Tinseltown Review

By | Monday, May 18, 2020 Leave a Comment
Tinseltown TPB
I recently picked up the Tinseltown trade paperback from Alterna Comics, which collects the five issues of the 2018 series by David Lucarelli and Henry Ponciano. Going in, I didn't know much beyond the back blurb: "In 1915, Abigail Moore became one of the first female police officers in Hollywood. But beneath the glamorous surface of Tinseltown beats a rotten heart full of corruption and Abigail's about to dive head-first into all of it." I assumed it would be a standard whodunnit mystery piece -- an actor gets murdered for knowing something they shouldn't or whatever. I was pleasantly surprised to find I was pretty wrong.

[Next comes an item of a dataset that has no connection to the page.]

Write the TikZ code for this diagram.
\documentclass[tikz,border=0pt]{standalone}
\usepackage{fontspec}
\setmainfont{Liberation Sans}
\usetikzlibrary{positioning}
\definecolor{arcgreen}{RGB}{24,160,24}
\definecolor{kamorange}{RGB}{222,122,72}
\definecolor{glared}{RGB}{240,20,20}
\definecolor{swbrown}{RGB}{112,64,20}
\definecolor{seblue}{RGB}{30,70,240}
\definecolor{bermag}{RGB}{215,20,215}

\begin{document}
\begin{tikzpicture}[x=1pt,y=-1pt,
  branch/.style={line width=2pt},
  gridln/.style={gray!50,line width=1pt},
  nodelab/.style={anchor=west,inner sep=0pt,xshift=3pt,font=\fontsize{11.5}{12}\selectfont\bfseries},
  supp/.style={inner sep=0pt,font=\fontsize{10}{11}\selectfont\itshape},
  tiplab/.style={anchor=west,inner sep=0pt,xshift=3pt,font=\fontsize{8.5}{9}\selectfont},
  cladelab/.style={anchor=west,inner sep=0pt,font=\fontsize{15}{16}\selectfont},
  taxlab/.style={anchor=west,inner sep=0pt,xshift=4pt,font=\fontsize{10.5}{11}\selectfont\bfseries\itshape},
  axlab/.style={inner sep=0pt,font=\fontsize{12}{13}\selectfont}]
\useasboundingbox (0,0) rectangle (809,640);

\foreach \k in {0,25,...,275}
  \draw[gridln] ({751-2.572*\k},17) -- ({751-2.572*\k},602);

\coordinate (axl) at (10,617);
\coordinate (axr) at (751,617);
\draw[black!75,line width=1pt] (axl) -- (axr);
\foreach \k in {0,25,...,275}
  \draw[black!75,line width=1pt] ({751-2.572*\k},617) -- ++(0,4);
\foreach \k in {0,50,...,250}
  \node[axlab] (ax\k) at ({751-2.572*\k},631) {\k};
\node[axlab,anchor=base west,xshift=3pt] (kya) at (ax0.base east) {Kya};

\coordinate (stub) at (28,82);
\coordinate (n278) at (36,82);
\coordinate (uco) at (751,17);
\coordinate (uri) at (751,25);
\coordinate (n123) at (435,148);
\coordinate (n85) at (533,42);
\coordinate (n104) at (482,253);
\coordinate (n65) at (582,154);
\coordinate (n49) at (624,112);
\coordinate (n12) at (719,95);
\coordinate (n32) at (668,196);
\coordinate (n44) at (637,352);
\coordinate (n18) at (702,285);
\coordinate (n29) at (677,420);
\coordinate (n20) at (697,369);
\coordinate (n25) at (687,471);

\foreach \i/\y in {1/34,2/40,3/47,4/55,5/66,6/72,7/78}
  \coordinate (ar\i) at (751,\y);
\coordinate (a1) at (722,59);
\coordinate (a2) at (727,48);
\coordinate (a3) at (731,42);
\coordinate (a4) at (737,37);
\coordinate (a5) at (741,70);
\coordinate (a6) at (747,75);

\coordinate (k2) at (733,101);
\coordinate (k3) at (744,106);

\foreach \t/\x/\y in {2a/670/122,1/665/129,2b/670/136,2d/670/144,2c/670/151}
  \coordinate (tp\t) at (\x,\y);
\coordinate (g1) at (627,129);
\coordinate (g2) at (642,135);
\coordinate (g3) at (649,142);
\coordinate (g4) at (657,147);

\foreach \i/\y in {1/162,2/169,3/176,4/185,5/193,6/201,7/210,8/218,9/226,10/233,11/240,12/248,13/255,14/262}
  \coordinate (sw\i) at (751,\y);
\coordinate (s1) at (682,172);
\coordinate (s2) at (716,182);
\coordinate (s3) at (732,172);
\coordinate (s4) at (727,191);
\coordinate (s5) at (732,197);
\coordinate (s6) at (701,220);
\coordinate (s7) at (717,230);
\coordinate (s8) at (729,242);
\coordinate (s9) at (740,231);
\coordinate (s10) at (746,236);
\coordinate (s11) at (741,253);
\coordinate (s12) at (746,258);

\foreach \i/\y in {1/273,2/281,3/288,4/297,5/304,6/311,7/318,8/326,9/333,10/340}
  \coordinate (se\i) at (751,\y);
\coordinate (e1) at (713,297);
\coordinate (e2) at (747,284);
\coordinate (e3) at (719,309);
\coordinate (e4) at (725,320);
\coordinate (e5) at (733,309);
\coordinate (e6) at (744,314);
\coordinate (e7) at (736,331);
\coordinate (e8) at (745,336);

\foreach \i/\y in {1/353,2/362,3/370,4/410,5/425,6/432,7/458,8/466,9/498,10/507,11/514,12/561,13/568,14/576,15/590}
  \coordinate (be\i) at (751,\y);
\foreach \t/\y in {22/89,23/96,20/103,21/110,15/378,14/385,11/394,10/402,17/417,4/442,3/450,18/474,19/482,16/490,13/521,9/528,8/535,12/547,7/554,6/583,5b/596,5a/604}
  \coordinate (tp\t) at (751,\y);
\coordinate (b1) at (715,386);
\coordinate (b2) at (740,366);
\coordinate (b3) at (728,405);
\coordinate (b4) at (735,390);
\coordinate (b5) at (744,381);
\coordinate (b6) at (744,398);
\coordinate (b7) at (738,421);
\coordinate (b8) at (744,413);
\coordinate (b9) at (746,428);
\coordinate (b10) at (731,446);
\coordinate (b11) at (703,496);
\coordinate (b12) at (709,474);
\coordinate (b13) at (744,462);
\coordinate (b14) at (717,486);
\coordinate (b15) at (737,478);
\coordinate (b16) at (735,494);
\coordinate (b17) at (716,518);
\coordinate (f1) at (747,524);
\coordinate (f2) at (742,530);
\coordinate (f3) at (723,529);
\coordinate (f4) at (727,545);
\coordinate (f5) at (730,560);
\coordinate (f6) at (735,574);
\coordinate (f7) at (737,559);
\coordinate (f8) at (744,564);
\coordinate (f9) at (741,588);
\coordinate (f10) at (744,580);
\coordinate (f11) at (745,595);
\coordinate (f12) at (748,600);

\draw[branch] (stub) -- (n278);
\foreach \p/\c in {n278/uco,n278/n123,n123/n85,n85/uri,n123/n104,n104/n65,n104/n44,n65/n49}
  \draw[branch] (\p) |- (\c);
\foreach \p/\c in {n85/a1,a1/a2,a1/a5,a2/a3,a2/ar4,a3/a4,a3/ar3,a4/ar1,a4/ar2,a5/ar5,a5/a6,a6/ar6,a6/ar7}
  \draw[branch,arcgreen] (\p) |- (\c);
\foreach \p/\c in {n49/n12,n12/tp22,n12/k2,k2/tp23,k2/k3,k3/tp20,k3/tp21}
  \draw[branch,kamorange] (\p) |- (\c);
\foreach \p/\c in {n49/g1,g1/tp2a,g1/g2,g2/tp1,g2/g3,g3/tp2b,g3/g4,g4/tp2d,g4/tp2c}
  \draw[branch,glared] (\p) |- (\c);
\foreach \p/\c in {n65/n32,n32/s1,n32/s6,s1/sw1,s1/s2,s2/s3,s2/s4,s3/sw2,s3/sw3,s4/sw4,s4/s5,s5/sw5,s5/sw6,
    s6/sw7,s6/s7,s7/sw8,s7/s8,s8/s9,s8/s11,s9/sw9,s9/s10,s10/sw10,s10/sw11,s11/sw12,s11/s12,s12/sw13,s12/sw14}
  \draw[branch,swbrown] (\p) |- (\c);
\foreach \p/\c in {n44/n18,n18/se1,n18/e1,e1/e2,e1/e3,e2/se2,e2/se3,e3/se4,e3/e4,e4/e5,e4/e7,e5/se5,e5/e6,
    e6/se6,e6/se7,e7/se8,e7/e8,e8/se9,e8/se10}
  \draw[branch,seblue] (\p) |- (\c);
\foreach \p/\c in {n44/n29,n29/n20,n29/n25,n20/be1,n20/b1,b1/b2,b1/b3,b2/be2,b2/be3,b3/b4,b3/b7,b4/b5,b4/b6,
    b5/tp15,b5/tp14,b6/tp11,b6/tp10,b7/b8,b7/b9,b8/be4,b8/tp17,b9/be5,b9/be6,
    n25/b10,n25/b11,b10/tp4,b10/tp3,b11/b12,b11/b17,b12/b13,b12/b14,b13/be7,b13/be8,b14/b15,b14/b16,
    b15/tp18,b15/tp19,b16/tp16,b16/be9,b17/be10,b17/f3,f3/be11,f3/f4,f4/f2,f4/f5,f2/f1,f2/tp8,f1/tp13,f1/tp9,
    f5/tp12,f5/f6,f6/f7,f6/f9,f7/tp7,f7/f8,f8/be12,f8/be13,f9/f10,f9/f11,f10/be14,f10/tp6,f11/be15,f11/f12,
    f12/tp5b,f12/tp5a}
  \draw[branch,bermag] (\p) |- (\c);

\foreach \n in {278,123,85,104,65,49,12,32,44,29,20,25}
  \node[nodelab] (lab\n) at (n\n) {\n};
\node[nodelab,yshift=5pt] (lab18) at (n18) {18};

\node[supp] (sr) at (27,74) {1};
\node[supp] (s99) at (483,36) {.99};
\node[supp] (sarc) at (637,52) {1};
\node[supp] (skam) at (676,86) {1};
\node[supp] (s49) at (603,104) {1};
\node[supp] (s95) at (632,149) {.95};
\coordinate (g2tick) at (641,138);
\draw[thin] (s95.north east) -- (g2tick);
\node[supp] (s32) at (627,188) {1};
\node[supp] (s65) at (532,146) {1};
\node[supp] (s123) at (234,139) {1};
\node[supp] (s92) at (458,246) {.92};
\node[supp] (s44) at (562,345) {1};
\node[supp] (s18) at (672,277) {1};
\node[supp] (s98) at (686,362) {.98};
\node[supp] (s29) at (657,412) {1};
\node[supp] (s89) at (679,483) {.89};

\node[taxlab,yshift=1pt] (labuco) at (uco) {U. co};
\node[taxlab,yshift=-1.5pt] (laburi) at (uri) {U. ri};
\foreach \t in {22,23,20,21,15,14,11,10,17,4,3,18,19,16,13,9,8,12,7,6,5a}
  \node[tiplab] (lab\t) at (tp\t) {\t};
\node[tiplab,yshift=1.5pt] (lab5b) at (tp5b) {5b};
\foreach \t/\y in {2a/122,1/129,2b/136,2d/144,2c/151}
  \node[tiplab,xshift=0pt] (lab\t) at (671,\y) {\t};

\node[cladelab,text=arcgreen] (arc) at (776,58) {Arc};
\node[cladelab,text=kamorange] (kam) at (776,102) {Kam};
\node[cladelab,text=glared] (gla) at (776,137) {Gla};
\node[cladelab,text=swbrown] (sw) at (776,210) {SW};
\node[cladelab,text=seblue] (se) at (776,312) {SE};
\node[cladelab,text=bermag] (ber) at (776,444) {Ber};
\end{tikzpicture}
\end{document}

While there is indeed a murder that takes place, there's no mystery behind it. Abby (as she's known) already knows who did it and why before anyone even reports the person missing, let alone before she finds the body. The story is really about Abby becoming an officer. She's actually hired as an "officer" for Utopia City Studios. While she does patrol the Studio grounds, the expectations of her job are more for appearances than actual police work. She's told, not in so many words, that she's barely a security guard. She's hired as much for her legs as anything else. But she takes the job seriously, and over half the story is about her earning her title in her own mind as well as earning everyone's respect for it. It's not until the final chapter that she really discovers a plot to kill the studio head, which she's eventually able to thwart.

What I really liked about the story was that focus on Abby's character. I think a lot of stories tend to shortcut things and resort to the somewhat cliched training montage, but they really spend time here showing Abby developing, both as an officer and as a character. Which means that when the "primary" plot starts rolling about two-thirds of the way through the overall story, readers have a very good sense of Abby's character. There hasn't been resorting to any broad stereotypes of really any of the main characters; they all feel like well-developed and realized individuals.

There's also the development of the time and place as well. I think a lot of people's knowledge of early Hollywood is limited, and based entirely off modern stylized depictions. Maybe from biopics like 2018's Stan & Ollie. While Tinseltown is certainly a stylized depiction as well -- even moreso since it's not actually based on a real story -- they put a fair amount of effort into showcasing the attitudes and mores of the times. It acknowledges that Utopia Studios (largely standing in for Universal) was progressive for its time, but that it's time was still 1915 and "progressive" didn't mean the same thing in 1915 that it would come to mean a century later. Abby is depicted as a progressive woman circa 1915, not a progressive woman of the 21st century dropped into 1915! (Interestingly, I also happened to just read a recent Doc Savage story that did pretty much exactly that -- they had dropped what was effectively a Lara Croft character into 1938.)

All in all, it was a really good read. It's my first time reading a book from Alterna, and I'm now eager to check out some of their other titles. They mostly caught my attention previously for their unique (I think) business model and, after now reading Tinseltown, I'm even more interested to see if they succeed in the long term!